Wednesday, June 17

Stop worrying

I try to make friends first. I've been told women appreciate that more. I'm now starting to realize that this was a giant lie. Some men find really amazing girlfriends with whom they have fulfilling relationships. What qualities do those men have? There's a difference between growing up and changing yourself to please others.

Some things are just not visible by just looking at them. There are guys out there who are hopeless in almost every possible way who just happen to have a girlfriend. There is something about their approach or how they live that puts them on the "yes" list. It's not always obvious above things like gold diggers and conventionally handsome people.

I'm thinking more of strategies and ways to work towards relationships other than pumping weights at the gym or changing your entire personality. People want the opposite sexes to want them, not some guise that they put on. A lot of people (both skinny and fat, tall and short) seem to somehow get away with finding someone special. It's as if some major character flaw is hiding under our noses.

You are not your id. If you want girlfriend material, then you need to become boyfriend material. This may require some small changes, or even some big ones, but you will still be you. There is no need for disguises (indeed, disguises work against you in the end).
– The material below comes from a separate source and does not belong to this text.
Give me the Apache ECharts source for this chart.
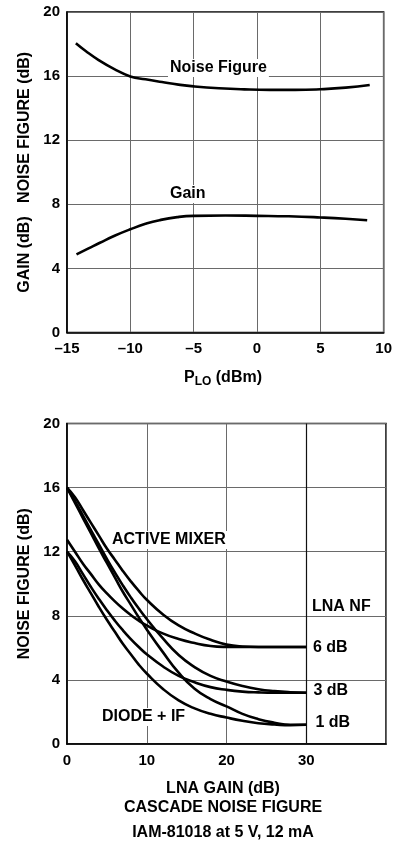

But you do need to be willing to make some accommodations for the people around you.

Stop worrying so much about getting a girlfriend, it'll happen when it happens. That's not to say don't try, but don't be desperate either. There's getting your shit together, and then there's making everything you do a performance. I don't mean this in a "I'm perfect the way I am", but to make having a significant other means you're validated in the fact that someone likes you; working your ass off just for the attention of another human being is somewhat unrewarding and way too much work.